Leave the pictures out. Return all other data exactly.

★ ★ ★ ★ ★

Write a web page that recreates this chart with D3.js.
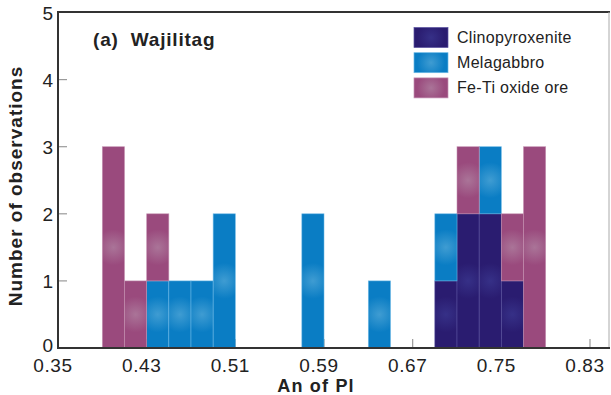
<!DOCTYPE html>
<html><head><meta charset="utf-8">
<script src="https://cdn.jsdelivr.net/npm/d3@7"></script>
<style>body{margin:0;background:#fff}svg{display:block}text{font-family:Arial,"Liberation Sans",sans-serif}</style>
</head><body>
<svg id="c" width="611" height="395"></svg>
<script>
// ---- data ----
const binWidth = 0.02;
const binStarts = [0.39, 0.41, 0.43, 0.45, 0.47, 0.49, 0.57, 0.63, 0.69, 0.71, 0.73, 0.75, 0.77];
const clinopyroxenite = [0, 0, 0, 0, 0, 0, 0, 0, 1, 2, 2, 1, 0];
const melagabbro      = [0, 0, 1, 1, 1, 2, 2, 1, 1, 0, 1, 0, 0];
const feTiOre         = [3, 1, 1, 0, 0, 0, 0, 0, 0, 1, 0, 1, 3];
const seriesNames = ["Clinopyroxenite", "Melagabbro", "Fe-Ti oxide ore"];
const xTicks = [0.35, 0.43, 0.51, 0.59, 0.67, 0.75, 0.83];
const yTicks = [0, 1, 2, 3, 4, 5];
const panelTitle = "(a)  Wajilitag";
const xTitle = "An of Pl";
const yTitle = "Number of observations";

// ---- styles ----
const colors = ["#2a1c70", "#0a7dc4", "#9a4a7d"];
const glows  = ["#363087", "#3f9cd2", "#aa7498"];
const strokes = ["#5a52a0", "#6ab8e6", "#c491b2"];

const svg = d3.select("#c");
const L = 58, R = 609, T = 12, B = 348;
const x = d3.scaleLinear().domain([0.35, 0.83]).range([L, 590]);
const y = d3.scaleLinear().domain([0, 5]).range([B, 12.5]);

const rows = binStarts.map((s, i) => ({s, v: [clinopyroxenite[i], melagabbro[i], feTiOre[i]]}));
const stack = d3.stack().keys([0, 1, 2]).value((d, k) => d.v[k])(rows);

const defs = svg.append("defs");

// ticks (behind bars)
const g = svg.append("g");
g.selectAll(".yt").data(yTicks.slice(1, 5)).join("line")
  .attr("x1", L).attr("x2", L + 9).attr("y1", d => y(d)).attr("y2", d => y(d))
  .attr("stroke", "#9a9a9a").attr("stroke-width", 1.2);
g.selectAll(".xt").data(xTicks.slice(1)).join("line")
  .attr("x1", d => x(d)).attr("x2", d => x(d)).attr("y1", B).attr("y2", B - 9)
  .attr("stroke", "#9a9a9a").attr("stroke-width", 1.2);

// bars
let gid = 0;
stack.forEach((layer, k) => {
  layer.forEach(seg => {
    const h = seg[1] - seg[0];
    if (h <= 0) return;
    const x0 = x(seg.data.s), x1 = x(seg.data.s + binWidth);
    const y0 = y(seg[1]), y1 = y(seg[0]);
    const id = "gr" + (gid++);
    const gr = defs.append("radialGradient").attr("id", id)
      .attr("gradientUnits", "userSpaceOnUse")
      .attr("cx", (x0 + x1) / 2).attr("cy", (y0 + y1) / 2).attr("r", 18);
    gr.append("stop").attr("offset", "0%").attr("stop-color", glows[k]);
    gr.append("stop").attr("offset", "100%").attr("stop-color", colors[k]);
    svg.append("rect").attr("x", x0).attr("y", y0).attr("width", x1 - x0).attr("height", y1 - y0)
      .attr("fill", `url(#${id})`).attr("stroke", strokes[k]).attr("stroke-width", 0.7).attr("stroke-opacity", 0.8);
  });
});

// frame
svg.append("line").attr("x1", L).attr("x2", R + 1).attr("y1", T).attr("y2", T).attr("stroke", "#333").attr("stroke-width", 1.8);
svg.append("line").attr("x1", R).attr("x2", R).attr("y1", T).attr("y2", B).attr("stroke", "#aaa").attr("stroke-width", 1);
svg.append("line").attr("x1", L).attr("x2", L).attr("y1", T - 1).attr("y2", B + 1).attr("stroke", "#333").attr("stroke-width", 2);
svg.append("line").attr("x1", L - 1).attr("x2", R + 1).attr("y1", B).attr("y2", B).attr("stroke", "#333").attr("stroke-width", 2);

// tick labels
svg.selectAll(".yl").data(yTicks).join("text")
  .attr("x", 53).attr("y", d => y(d) + (d === 0 ? 4 : 7)).attr("text-anchor", "end")
  .attr("font-size", 19).attr("fill", "#222").text(d => d);
svg.selectAll(".xl").data(xTicks).join("text")
  .attr("x", d => x(d) - 5).attr("y", 372).attr("text-anchor", "middle")
  .attr("font-size", 19).attr("letter-spacing", 0.6).attr("fill", "#222").text(d => d.toFixed(2));

// axis titles
svg.append("text").attr("x", 316).attr("y", 392).attr("text-anchor", "middle")
  .attr("font-size", 18).attr("font-weight", "bold").attr("letter-spacing", 1.2).attr("fill", "#222").text(xTitle);
svg.append("text").attr("transform", "translate(22,186) rotate(-90)").attr("text-anchor", "middle")
  .attr("font-size", 19).attr("font-weight", "bold").attr("letter-spacing", 1).attr("fill", "#222").text(yTitle);

// panel title
svg.append("text").attr("x", 93).attr("y", 46).attr("font-size", 19).attr("font-weight", "bold")
  .attr("letter-spacing", 0.8).attr("fill", "#222").style("white-space", "pre").text(panelTitle);

// legend
const lg = svg.append("g");
seriesNames.forEach((n, k) => {
  const yy = 27.5 + k * 25.2;
  const id = "lg" + k;
  const gr = defs.append("radialGradient").attr("id", id)
    .attr("gradientUnits", "userSpaceOnUse").attr("cx", 431).attr("cy", yy + 10).attr("r", 14);
  gr.append("stop").attr("offset", "0%").attr("stop-color", glows[k]);
  gr.append("stop").attr("offset", "100%").attr("stop-color", colors[k]);
  lg.append("rect").attr("x", 414).attr("y", yy).attr("width", 34).attr("height", 20)
    .attr("fill", `url(#${id})`).attr("stroke", strokes[k]).attr("stroke-width", 0.7);
  lg.append("text").attr("x", 457).attr("y", yy + 15.5).attr("font-size", 16)
    .attr("letter-spacing", 0.3).attr("fill", "#222").text(n);
});
</script>
</body></html>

★ ★ ★ ★ ★

COMPLETED TASK:
Write a web page that recreates this chart with D3.js.
<!DOCTYPE html>
<html><head><meta charset="utf-8">
<script src="https://cdn.jsdelivr.net/npm/d3@7"></script>
<style>body{margin:0;background:#fff}svg{display:block}text{font-family:Arial,"Liberation Sans",sans-serif}</style>
</head><body>
<svg id="c" width="611" height="395"></svg>
<script>
// ---- data ----
const binWidth = 0.02;
const binStarts = [0.39, 0.41, 0.43, 0.45, 0.47, 0.49, 0.57, 0.63, 0.69, 0.71, 0.73, 0.75, 0.77];
const clinopyroxenite = [0, 0, 0, 0, 0, 0, 0, 0, 1, 2, 2, 1, 0];
const melagabbro      = [0, 0, 1, 1, 1, 2, 2, 1, 1, 0, 1, 0, 0];
const feTiOre         = [3, 1, 1, 0, 0, 0, 0, 0, 0, 1, 0, 1, 3];
const seriesNames = ["Clinopyroxenite", "Melagabbro", "Fe-Ti oxide ore"];
const xTicks = [0.35, 0.43, 0.51, 0.59, 0.67, 0.75, 0.83];
const yTicks = [0, 1, 2, 3, 4, 5];
const panelTitle = "(a)  Wajilitag";
const xTitle = "An of Pl";
const yTitle = "Number of observations";

// ---- styles ----
const colors = ["#2a1c70", "#0a7dc4", "#9a4a7d"];
const glows  = ["#363087", "#3f9cd2", "#aa7498"];
const strokes = ["#5a52a0", "#6ab8e6", "#c491b2"];

const svg = d3.select("#c");
const L = 58, R = 609, T = 12, B = 348;
const x = d3.scaleLinear().domain([0.35, 0.83]).range([L, 590]);
const y = d3.scaleLinear().domain([0, 5]).range([B, 12.5]);

const rows = binStarts.map((s, i) => ({s, v: [clinopyroxenite[i], melagabbro[i], feTiOre[i]]}));
const stack = d3.stack().keys([0, 1, 2]).value((d, k) => d.v[k])(rows);

const defs = svg.append("defs");

// ticks (behind bars)
const g = svg.append("g");
g.selectAll(".yt").data(yTicks.slice(1, 5)).join("line")
  .attr("x1", L).attr("x2", L + 9).attr("y1", d => y(d)).attr("y2", d => y(d))
  .attr("stroke", "#9a9a9a").attr("stroke-width", 1.2);
g.selectAll(".xt").data(xTicks.slice(1)).join("line")
  .attr("x1", d => x(d)).attr("x2", d => x(d)).attr("y1", B).attr("y2", B - 9)
  .attr("stroke", "#9a9a9a").attr("stroke-width", 1.2);

// bars
let gid = 0;
stack.forEach((layer, k) => {
  layer.forEach(seg => {
    const h = seg[1] - seg[0];
    if (h <= 0) return;
    const x0 = x(seg.data.s), x1 = x(seg.data.s + binWidth);
    const y0 = y(seg[1]), y1 = y(seg[0]);
    const id = "gr" + (gid++);
    const gr = defs.append("radialGradient").attr("id", id)
      .attr("gradientUnits", "userSpaceOnUse")
      .attr("cx", (x0 + x1) / 2).attr("cy", (y0 + y1) / 2).attr("r", 18);
    gr.append("stop").attr("offset", "0%").attr("stop-color", glows[k]);
    gr.append("stop").attr("offset", "100%").attr("stop-color", colors[k]);
    svg.append("rect").attr("x", x0).attr("y", y0).attr("width", x1 - x0).attr("height", y1 - y0)
      .attr("fill", `url(#${id})`).attr("stroke", strokes[k]).attr("stroke-width", 0.7).attr("stroke-opacity", 0.8);
  });
});

// frame
svg.append("line").attr("x1", L).attr("x2", R + 1).attr("y1", T).attr("y2", T).attr("stroke", "#333").attr("stroke-width", 1.8);
svg.append("line").attr("x1", R).attr("x2", R).attr("y1", T).attr("y2", B).attr("stroke", "#aaa").attr("stroke-width", 1);
svg.append("line").attr("x1", L).attr("x2", L).attr("y1", T - 1).attr("y2", B + 1).attr("stroke", "#333").attr("stroke-width", 2);
svg.append("line").attr("x1", L - 1).attr("x2", R + 1).attr("y1", B).attr("y2", B).attr("stroke", "#333").attr("stroke-width", 2);

// tick labels
svg.selectAll(".yl").data(yTicks).join("text")
  .attr("x", 53).attr("y", d => y(d) + (d === 0 ? 4 : 7)).attr("text-anchor", "end")
  .attr("font-size", 19).attr("fill", "#222").text(d => d);
svg.selectAll(".xl").data(xTicks).join("text")
  .attr("x", d => x(d) - 5).attr("y", 372).attr("text-anchor", "middle")
  .attr("font-size", 19).attr("letter-spacing", 0.6).attr("fill", "#222").text(d => d.toFixed(2));

// axis titles
svg.append("text").attr("x", 316).attr("y", 392).attr("text-anchor", "middle")
  .attr("font-size", 18).attr("font-weight", "bold").attr("letter-spacing", 1.2).attr("fill", "#222").text(xTitle);
svg.append("text").attr("transform", "translate(22,186) rotate(-90)").attr("text-anchor", "middle")
  .attr("font-size", 19).attr("font-weight", "bold").attr("letter-spacing", 1).attr("fill", "#222").text(yTitle);

// panel title
svg.append("text").attr("x", 93).attr("y", 46).attr("font-size", 19).attr("font-weight", "bold")
  .attr("letter-spacing", 0.8).attr("fill", "#222").style("white-space", "pre").text(panelTitle);

// legend
const lg = svg.append("g");
seriesNames.forEach((n, k) => {
  const yy = 27.5 + k * 25.2;
  const id = "lg" + k;
  const gr = defs.append("radialGradient").attr("id", id)
    .attr("gradientUnits", "userSpaceOnUse").attr("cx", 431).attr("cy", yy + 10).attr("r", 14);
  gr.append("stop").attr("offset", "0%").attr("stop-color", glows[k]);
  gr.append("stop").attr("offset", "100%").attr("stop-color", colors[k]);
  lg.append("rect").attr("x", 414).attr("y", yy).attr("width", 34).attr("height", 20)
    .attr("fill", `url(#${id})`).attr("stroke", strokes[k]).attr("stroke-width", 0.7);
  lg.append("text").attr("x", 457).attr("y", yy + 15.5).attr("font-size", 16)
    .attr("letter-spacing", 0.3).attr("fill", "#222").text(n);
});
</script>
</body></html>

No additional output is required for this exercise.